SEISMIC ATTENUATION BY SCATTERING - THEORY AND NUMERICAL RESULTS

Estimates of seismic wave attenuation are strongly affected by scattering. Scattering is an important effect caused by interaction of seismic wavefields with inhomogeneities of hydrocarbon reservoirs, Earth's crust and mantle. In order to study the contribution of scattering to apparent attenuation we consider plane-wave propagation in acoustic 2-D and 3-D inhomogeneous media. Different attenuation estimates result depending on what wavefield function is being averaged during corresponding processing. By wave-theoretical analysis and high-order finite difference modelling in two dimensions we show that scattering attenuation estimates derived from the mean of amplitude spectra and from the mean logarithm of amplitude spectra depend on travel distance.
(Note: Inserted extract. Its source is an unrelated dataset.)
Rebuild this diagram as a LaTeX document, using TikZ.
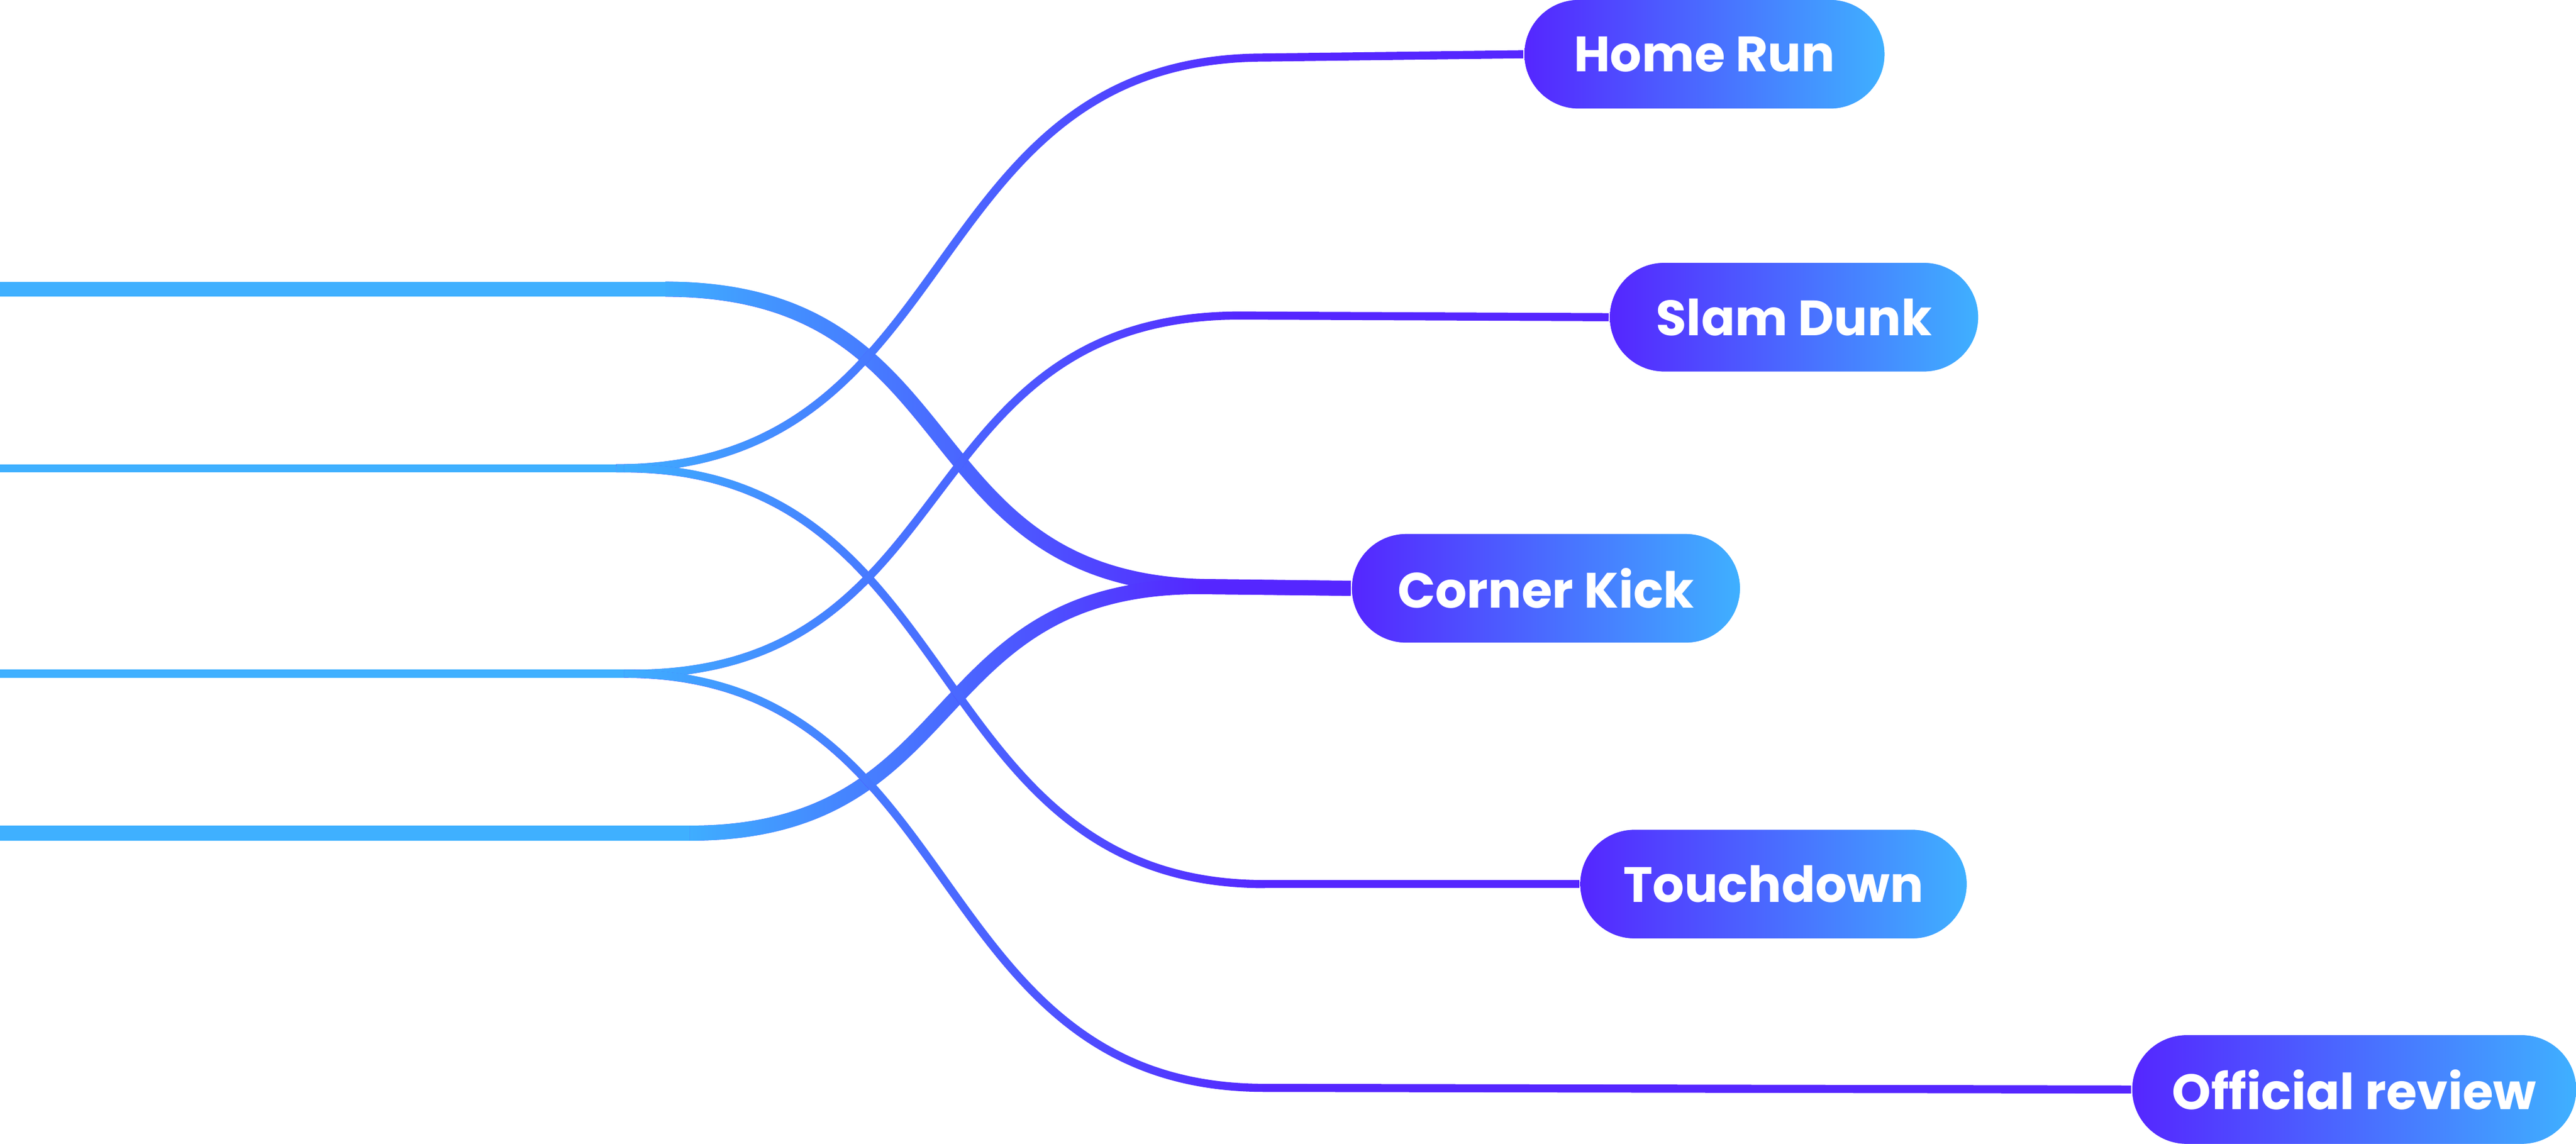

For not too long travel distances, where the coherent part of the wavefield dominates, we give an analytical description of these estimates. In 2-D and 3-D the relations are established between the autocorrelation functions of velocity fluctuations of a random medium and the autocorrelation functions of amplitude and phase fluctuations on a receiver line perpendicular to the general propagation direction of an originally plane wave. For long distances, where the wavefield fluctuates strongly, we show that both mean logarithm of amplitude and logarithm of mean amplitude tend to constants. They differ approximately by a factor two in both scattering regimes. The scattering attenuation coefficient of the meanfield is not dependent on travel distance. We compared our theoretical results with numerical calculations and found excellent agreements. The concept presented clarifies the nature of seismic Q estimations in the presence of scattering and can help to yield statistical earth models from seismic data.